* _Exercise description_: Only the lines from the one containing "Write the matplotlib code for this chart." through the one containing "import matplotlib.pyplot as plt" should be duplicated, exactly as they appear. Pictures are to be left out.

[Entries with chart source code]
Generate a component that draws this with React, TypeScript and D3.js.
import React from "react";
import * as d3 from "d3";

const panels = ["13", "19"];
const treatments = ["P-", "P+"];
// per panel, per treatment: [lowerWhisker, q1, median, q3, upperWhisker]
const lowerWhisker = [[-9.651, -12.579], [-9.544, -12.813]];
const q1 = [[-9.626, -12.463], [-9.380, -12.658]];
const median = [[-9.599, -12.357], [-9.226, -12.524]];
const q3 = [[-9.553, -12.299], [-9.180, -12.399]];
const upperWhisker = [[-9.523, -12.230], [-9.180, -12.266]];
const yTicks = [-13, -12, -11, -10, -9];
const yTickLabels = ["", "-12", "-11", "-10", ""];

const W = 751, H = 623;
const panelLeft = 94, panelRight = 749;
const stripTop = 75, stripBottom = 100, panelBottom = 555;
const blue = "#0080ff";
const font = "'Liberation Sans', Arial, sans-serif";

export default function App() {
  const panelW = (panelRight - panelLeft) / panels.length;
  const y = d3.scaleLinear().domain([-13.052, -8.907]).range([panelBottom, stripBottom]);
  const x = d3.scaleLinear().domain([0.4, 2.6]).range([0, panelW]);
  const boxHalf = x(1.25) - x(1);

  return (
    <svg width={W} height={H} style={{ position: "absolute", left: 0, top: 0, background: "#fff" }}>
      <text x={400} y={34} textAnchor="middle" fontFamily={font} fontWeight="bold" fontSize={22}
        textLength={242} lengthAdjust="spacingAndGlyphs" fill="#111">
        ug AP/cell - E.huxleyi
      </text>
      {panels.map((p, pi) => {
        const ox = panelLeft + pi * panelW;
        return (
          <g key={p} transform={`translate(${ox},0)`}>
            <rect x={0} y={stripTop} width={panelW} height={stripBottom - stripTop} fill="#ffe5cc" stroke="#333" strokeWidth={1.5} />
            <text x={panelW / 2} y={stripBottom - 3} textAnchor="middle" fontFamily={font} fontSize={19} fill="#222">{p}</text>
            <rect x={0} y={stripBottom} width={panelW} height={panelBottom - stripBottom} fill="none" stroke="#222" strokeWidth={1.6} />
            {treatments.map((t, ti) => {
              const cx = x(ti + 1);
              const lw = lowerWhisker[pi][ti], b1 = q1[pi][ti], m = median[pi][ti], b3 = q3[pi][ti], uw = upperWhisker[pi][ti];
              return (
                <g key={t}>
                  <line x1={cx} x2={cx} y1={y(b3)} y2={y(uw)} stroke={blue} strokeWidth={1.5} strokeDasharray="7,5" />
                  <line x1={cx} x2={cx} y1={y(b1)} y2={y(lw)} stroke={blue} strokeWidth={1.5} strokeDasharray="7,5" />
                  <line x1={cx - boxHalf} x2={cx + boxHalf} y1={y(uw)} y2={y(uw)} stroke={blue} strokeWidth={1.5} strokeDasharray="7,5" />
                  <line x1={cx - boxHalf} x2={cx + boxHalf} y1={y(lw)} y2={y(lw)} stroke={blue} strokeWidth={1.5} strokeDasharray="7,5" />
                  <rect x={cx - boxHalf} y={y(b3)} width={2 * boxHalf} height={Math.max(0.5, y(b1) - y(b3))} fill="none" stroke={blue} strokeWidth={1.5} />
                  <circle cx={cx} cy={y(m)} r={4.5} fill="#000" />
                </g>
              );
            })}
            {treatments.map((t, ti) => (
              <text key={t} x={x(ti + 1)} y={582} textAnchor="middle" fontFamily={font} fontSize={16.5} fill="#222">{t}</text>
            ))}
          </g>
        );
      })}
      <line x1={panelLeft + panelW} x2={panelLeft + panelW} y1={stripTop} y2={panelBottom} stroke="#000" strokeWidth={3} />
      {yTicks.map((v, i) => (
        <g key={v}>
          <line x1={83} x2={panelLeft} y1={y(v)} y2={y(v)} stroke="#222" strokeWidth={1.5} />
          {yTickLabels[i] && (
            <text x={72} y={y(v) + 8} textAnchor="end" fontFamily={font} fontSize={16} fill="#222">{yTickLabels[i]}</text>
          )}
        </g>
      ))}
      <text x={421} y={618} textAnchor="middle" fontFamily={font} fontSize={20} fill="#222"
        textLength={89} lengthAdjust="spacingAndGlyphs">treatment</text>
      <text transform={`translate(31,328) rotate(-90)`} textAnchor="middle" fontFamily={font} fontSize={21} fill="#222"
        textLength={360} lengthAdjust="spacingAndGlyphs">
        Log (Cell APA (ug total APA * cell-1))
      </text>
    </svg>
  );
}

* * *

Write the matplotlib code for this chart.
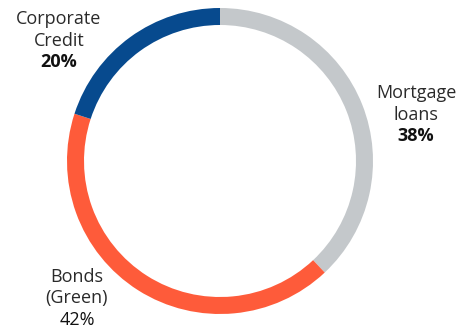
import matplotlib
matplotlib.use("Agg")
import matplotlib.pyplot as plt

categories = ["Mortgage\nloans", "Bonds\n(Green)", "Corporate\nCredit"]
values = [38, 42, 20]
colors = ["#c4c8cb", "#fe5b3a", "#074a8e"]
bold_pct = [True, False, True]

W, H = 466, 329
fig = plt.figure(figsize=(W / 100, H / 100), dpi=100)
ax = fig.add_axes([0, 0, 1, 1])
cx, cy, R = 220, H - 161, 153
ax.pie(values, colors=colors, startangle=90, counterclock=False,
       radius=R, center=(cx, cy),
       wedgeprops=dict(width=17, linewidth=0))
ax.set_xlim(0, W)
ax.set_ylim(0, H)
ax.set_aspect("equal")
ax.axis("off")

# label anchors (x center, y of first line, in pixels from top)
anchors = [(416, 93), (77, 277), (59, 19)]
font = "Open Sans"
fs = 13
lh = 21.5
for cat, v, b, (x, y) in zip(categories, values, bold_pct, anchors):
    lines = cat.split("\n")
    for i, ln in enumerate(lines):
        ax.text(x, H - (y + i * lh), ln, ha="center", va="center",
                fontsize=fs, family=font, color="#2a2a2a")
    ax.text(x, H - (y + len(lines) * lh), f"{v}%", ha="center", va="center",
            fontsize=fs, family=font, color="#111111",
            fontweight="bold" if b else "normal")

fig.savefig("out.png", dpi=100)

* _Answer to this exercise_:
Write the matplotlib code for this chart.
import matplotlib
matplotlib.use("Agg")
import matplotlib.pyplot as plt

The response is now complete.